• **Task statement**
Identify each line containing the word "matplotlib" and copy it.

• **Listed records**
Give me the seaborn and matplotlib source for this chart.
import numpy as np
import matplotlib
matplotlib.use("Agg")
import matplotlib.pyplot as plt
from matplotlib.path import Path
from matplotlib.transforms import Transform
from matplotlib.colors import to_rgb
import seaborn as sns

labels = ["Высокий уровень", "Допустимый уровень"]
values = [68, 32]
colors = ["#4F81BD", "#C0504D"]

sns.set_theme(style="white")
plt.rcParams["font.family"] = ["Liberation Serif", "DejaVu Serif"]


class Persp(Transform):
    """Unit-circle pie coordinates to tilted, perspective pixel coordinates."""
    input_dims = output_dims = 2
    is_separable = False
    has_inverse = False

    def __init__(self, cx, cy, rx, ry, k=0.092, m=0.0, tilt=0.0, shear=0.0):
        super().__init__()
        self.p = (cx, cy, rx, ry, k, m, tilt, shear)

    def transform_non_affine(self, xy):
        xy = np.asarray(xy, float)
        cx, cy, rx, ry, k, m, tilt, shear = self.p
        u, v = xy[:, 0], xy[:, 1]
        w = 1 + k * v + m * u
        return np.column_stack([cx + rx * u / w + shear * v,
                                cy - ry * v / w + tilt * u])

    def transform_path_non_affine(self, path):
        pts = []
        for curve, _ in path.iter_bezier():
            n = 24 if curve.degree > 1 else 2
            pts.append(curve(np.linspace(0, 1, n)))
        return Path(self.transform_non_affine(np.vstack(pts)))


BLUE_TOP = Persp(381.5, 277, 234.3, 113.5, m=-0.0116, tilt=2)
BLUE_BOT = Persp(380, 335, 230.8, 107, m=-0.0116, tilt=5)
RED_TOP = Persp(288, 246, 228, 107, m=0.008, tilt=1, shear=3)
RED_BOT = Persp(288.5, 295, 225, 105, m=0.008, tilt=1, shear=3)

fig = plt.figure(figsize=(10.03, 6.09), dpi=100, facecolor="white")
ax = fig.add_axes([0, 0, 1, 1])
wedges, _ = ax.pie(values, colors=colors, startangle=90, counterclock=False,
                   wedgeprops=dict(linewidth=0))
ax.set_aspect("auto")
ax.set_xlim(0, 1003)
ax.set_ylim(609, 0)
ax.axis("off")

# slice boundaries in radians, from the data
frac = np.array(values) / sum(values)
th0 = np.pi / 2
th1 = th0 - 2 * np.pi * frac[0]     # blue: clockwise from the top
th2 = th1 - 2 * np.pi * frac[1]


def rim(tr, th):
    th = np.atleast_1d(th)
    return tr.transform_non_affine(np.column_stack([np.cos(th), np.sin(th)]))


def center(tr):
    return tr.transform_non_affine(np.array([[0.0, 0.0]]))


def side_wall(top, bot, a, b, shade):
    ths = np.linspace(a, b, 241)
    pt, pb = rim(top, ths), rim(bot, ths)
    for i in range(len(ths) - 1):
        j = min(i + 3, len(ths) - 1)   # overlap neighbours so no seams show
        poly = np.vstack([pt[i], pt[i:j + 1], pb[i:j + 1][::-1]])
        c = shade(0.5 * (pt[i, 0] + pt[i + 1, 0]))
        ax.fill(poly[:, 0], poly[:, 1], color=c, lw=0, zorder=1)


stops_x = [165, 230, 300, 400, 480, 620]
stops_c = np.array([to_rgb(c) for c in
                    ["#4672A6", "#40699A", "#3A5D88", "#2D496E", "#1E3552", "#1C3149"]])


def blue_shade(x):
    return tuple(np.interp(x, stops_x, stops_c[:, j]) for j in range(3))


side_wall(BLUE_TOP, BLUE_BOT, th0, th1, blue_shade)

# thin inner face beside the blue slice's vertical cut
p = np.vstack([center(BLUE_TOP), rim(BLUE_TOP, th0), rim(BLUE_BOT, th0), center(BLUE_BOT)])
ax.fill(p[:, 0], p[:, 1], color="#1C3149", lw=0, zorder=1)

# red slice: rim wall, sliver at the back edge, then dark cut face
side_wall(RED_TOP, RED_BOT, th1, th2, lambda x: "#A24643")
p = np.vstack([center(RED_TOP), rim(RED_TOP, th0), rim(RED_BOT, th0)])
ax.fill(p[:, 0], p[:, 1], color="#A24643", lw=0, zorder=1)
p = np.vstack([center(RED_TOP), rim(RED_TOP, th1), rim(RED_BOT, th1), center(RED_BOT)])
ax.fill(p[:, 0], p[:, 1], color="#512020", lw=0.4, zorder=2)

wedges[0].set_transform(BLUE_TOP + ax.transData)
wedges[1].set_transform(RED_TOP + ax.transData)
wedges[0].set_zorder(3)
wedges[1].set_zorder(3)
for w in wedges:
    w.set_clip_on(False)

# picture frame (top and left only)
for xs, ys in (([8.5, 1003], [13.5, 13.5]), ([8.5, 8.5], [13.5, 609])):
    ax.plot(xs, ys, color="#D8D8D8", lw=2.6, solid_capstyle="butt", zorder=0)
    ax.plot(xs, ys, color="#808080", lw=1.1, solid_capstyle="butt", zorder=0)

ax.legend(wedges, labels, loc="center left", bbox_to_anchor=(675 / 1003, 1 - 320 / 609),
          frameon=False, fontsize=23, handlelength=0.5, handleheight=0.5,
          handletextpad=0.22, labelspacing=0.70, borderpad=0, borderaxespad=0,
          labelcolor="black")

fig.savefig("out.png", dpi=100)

* * *

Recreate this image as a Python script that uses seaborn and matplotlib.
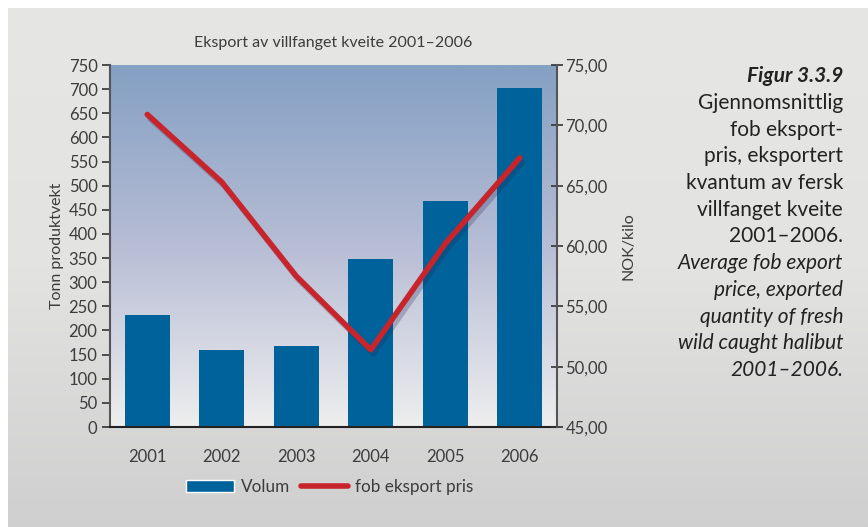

• **Exercise answer**
Give me the seaborn and matplotlib source for this chart.
import matplotlib
matplotlib.use("Agg")
import matplotlib.pyplot as plt
from matplotlib.path import Path
from matplotlib.transforms import Transform
from matplotlib.colors import to_rgb
Recreate this image as a Python script that uses seaborn and matplotlib.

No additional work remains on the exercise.